The geological mechanisms that drive deep crustal exhumation can occur in a variety of tectonic settings but are ultimately driven by the convergence of tectonic plates through subduction. Depending on the type of convergent boundary, exhumation occurs by thrusting in the accretionary wedge, by obduction and/or as a process during the orogenic cycle (i.e. mountain building and collapse cycle).

=== Obduction ===
During the subduction of an oceanic plate underneath the continental crust, some fragments of the oceanic crust can be trapped above the continental crust through obduction. The resulting rocks obducted on the continental crust are called ophiolites.  While the exact mechanism behind the formation of ophiolites is still up for debate, those rocks still show an example of rocks being exhumed and exposed at the surface by the tectonic process of obduction and then exposed.

=== Exhumation of the deep crust during an orogenic cycle. ===
Exhumation of deep crustal rocks during an orogenic cycle occurs mainly during continental collision or during post-collision extension and is thus, is broadly grouped into the three mechanisms which are used to describe the burial and exhumation of the cycle namely, syn-convergent orogenic wedges, channel flow (also known as ductile extrusion) and post-convergence gravitational collapse.

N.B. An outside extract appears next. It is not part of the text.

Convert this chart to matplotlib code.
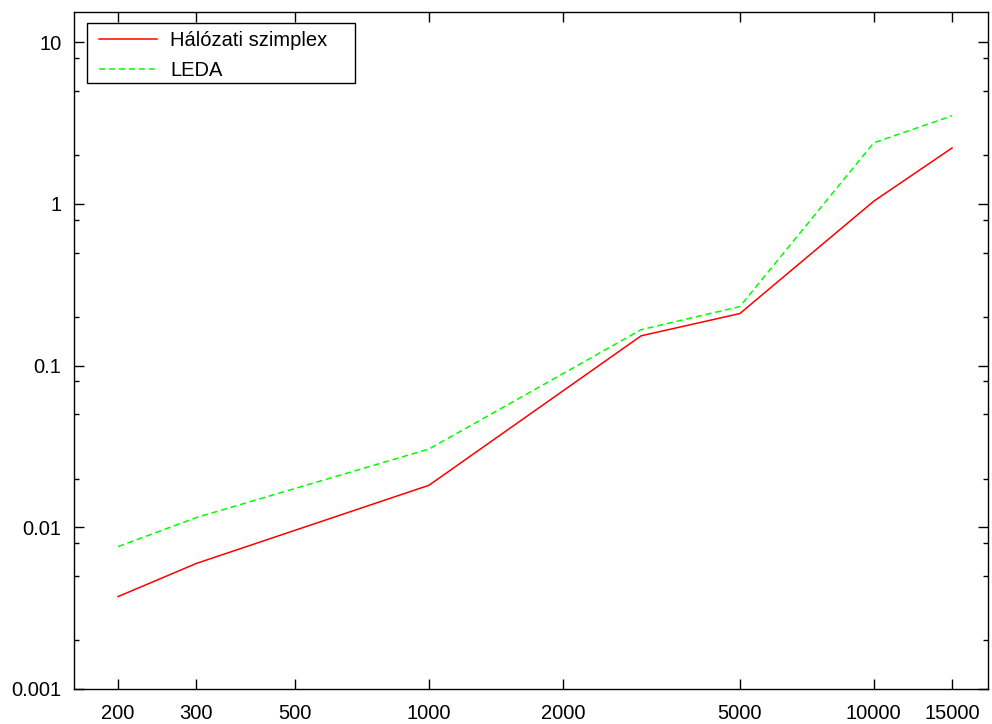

==== Syn-convergent orogenic wedge ====
During the subduction to the collisional phases of the orogenic cycle, a tectonic wedge forms on the prowedge (side of the subducting plate) and commonly the retrowedge (continental side) of the orogen. During the continued convergence, the wedge maintains its shape by maintaining its critical angle of taper by the interaction of thickening through basal accretion or foreland propagation (frontal accretion) and thinning through normal faulting and erosion at the upper part of the wedge. Erosion of the wedge significantly impacts the dynamics within the wedge, which promotes exhumation by thrusting mid-crustal rocks to the hanging wall of the wedge. Characteristics of this mode of exhumation include, evidence for strong non coaxial reverse-shearing, pro-grade metamorphism, cooling ages are progressively younger towards deeper structural levels and that exhumation at higher structural levels is coeval to burial of the structural levels. Tectonics of this kind result in fold and thrust belts or if they are built up over long periods, can form thick-stacked long-hot-orogens, such as the Himalayas.

==== Channel-flow ====
Channel flow typically occurs in long-hot orogens when the orogen is sufficiently thick to promote partial melting in the middle-lower part of the orogen to a point where the rocks reach a critically low viscosity enabling them to flow. Subsequently these rocks can decoupled from their base and begin to flow to higher crustal levels along lithostatic pressure gradients that can be caused by melt-induced buoyancy or differences in topography and lateral density contrasts. both of which are affected by erosion. Characteristics of this mode of exhumation include simultaneous normal shearing and reverse shearing along the roof and the base of the channel respectively, high-temperature retrograde metamorphic assemblages, cooing ages should be younger to the front of the channel and P-T-t paths suggesting prolonged burial and synchronous exhumation throughout the channel.

==== Post-convergent gravitational collapse ====
Post-convergent gravitational collapse (extension) occurs once the convergence forces can no longer support the gravitational force of the orogen that was built up during collision. During collapse, high-grade rocks from the core of the orogen are exhumed through upward flow towards now thinned crustal areas forming domal shaped metamorphic core complexes. Alternatively, or in conjunction with the extension of the center of the orogen, propagation of the rock-mass towards the margin may lead to exhumation along a series of brittle or ductile thrusts and normal faults and ultimately the formation of fold and thrust type belts along the margins of the collapsed orogen. Characteristics of gravitational collapse include outward verging, normal sense shear zones along the margins of the core complexes and exhumation-only type P-T-t paths.